Industry specialists have warned that the practice of direct registration is unlikely to curb short-selling. Instead, they believe it makes retail investors more susceptible to volatility due to fewer shares on the market which can hurt them.

Ihor Dusaniwsky, managing director of research firm S3 Partners, reiterated the sentiment mentioned above. He posited that collateral used by hedge funds comes from prime brokers and not retail brokerages; hence hedge funds cannot stop short-selling. He said,

“The shares used to stock-loan from margined retail accounts are minimal compared to the stock-loan inventory from prime brokers and long lenders such as mutual funds and pension fund,”

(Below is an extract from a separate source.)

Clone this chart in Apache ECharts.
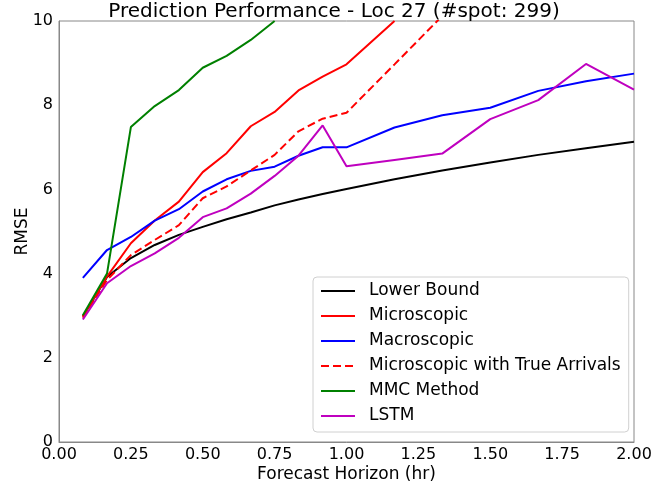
<!DOCTYPE html>
<html>
<head>
<meta charset="utf-8">
<script src="https://cdn.jsdelivr.net/npm/echarts@6/dist/echarts.min.js"></script>
<style>
html,body{margin:0;padding:0;background:#fff;}
#chart{width:668px;height:486px;}
</style>
</head>
<body>
<div id="chart"></div>
<script>
// Forecast horizon (hr)
var horizon = [0.083, 0.167, 0.25, 0.333, 0.417, 0.5, 0.583, 0.667, 0.75, 0.833, 0.917, 1.0, 1.167, 1.333, 1.5, 1.667, 1.833, 2.0];

var lowerBound   = [2.98, 3.92, 4.37, 4.68, 4.92, 5.11, 5.29, 5.45, 5.62, 5.76, 5.89, 6.01, 6.24, 6.45, 6.64, 6.82, 6.98, 7.13];
var microscopic  = [2.98, 3.93, 4.72, 5.26, 5.71, 6.41, 6.86, 7.50, 7.84, 8.35, 8.68, 8.97, 10.0, null, null, null, null, null];
var macroscopic  = [3.90, 4.56, 4.87, 5.26, 5.53, 5.95, 6.24, 6.44, 6.54, 6.80, 7.00, 7.00, 7.47, 7.76, 7.94, 8.34, 8.57, 8.75];
var microTrueArr = [2.95, 3.85, 4.44, 4.80, 5.15, 5.79, 6.07, 6.45, 6.82, 7.38, 7.68, 7.82, 8.97, 10.12, null, null, null, null];
var mmcMethod    = [3.01, 4.00, 7.48, 7.98, 8.36, 8.89, 9.17, 9.55, 10.0, null, null, null, null, null, null, null, null, null];
var lstm         = [2.91, 3.77, 4.18, 4.48, 4.85, 5.34, 5.55, 5.90, 6.32, 6.80, 7.52, 6.55, 6.70, 6.85, 7.67, 8.12, 8.98, 8.37];

var xTicks = [0, 0.25, 0.5, 0.75, 1.0, 1.25, 1.5, 1.75, 2.0];
var yTicks = [0, 2, 4, 6, 8, 10];

var seriesNames = ['Lower Bound', 'Microscopic', 'Macroscopic', 'Microscopic with True Arrivals', 'MMC Method', 'LSTM'];
var seriesValues = [lowerBound, microscopic, macroscopic, microTrueArr, mmcMethod, lstm];
var seriesColors = ['#000000', '#ff0000', '#0000ff', '#ff0000', '#008000', '#bf00bf'];
var seriesDash = ['solid', 'solid', 'solid', 'dashed', 'solid', 'solid'];

function pairs(vals) {
  var out = [];
  for (var i = 0; i < horizon.length; i++) {
    if (vals[i] !== null) out.push([horizon[i], vals[i]]);
  }
  return out;
}

var FONT = 'DejaVu Sans';
var series = seriesNames.map(function (n, i) {
  return {
    name: n,
    type: 'line',
    data: pairs(seriesValues[i]),
    symbol: 'none',
    clip: true,
    lineStyle: { color: seriesColors[i], width: 2, type: seriesDash[i] },
    itemStyle: { color: seriesColors[i] },
    emphasis: { disabled: true },
    animation: false
  };
});

var chart = echarts.init(document.getElementById('chart'), null, { renderer: 'canvas' });
chart.setOption({
  animation: false,
  backgroundColor: '#ffffff',
  title: {
    text: 'Prediction Performance - Loc 27 (#spot: 299)',
    left: 'center',
    top: 2,
    padding: 0,
    textStyle: { fontFamily: FONT, fontSize: 20, fontWeight: 'normal', color: '#000' }
  },
  grid: {
    left: 59, right: 34, top: 21, bottom: 44,
    outerBoundsMode: 'none',
    containLabel: false,
    show: true, borderColor: '#888', borderWidth: 1, backgroundColor: 'transparent'
  },
  legend: {
    orient: 'vertical',
    left: 313,
    top: 277,
    padding: [4, 8, 6, 7],
    itemWidth: 34,
    itemHeight: 14,
    itemGap: 5,
    backgroundColor: '#ffffff',
    borderColor: '#d0d0d0',
    borderWidth: 1,
    borderRadius: 4,
    itemStyle: { opacity: 0 },
    data: seriesNames,
    textStyle: { fontFamily: FONT, fontSize: 17, color: '#000', lineHeight: 20, padding: [0, 0, 0, 9] }
  },
  xAxis: {
    type: 'value',
    min: 0, max: 2, interval: 0.25,
    name: 'Forecast Horizon (hr)',
    nameLocation: 'middle',
    nameGap: 24,
    nameMoveOverlap: false,
    nameTextStyle: { fontFamily: FONT, fontSize: 17, color: '#000' },
    axisLine: { show: true, lineStyle: { color: '#888', width: 1 } },
    axisTick: { show: false },
    splitLine: { show: false },
    axisLabel: {
      fontFamily: FONT, fontSize: 16, color: '#000', margin: 5,
      formatter: function (v) { return v.toFixed(2); }
    }
  },
  yAxis: {
    type: 'value',
    min: 0, max: 10, interval: 2,
    name: 'RMSE',
    nameLocation: 'middle',
    nameGap: 28,
    nameMoveOverlap: false,
    nameRotate: 90,
    nameTextStyle: { fontFamily: FONT, fontSize: 17, color: '#000' },
    axisLine: { show: true, lineStyle: { color: '#888', width: 1 } },
    axisTick: { show: false },
    splitLine: { show: false },
    axisLabel: { fontFamily: FONT, fontSize: 16, color: '#000', margin: 6 }
  },
  series: series
});
</script>
</body>
</html>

Another expert, Joshua Mitts, a securities law professor at Columbia Law School, also holds a similar opinion on pulling stocks away from brokers:

“From a psychological point of view, I can see how that resonates. But from an economic point of view, it does not make much sense, because, with fewer shares available, the trading is simply going to become more volatile,” 

Despite these experts’ opinions, the investors’ concerns about their shares borrowed and used for a short-sell cannot be overlooked. Also, the outlook on the mainstream media’s seeming support for Wall Street should not be treated lightly.

It appears as though, despite regulatory agencies created to ‘protect’ retail investors, the road to where they should go – and who they should trust – only gets more difficult to find.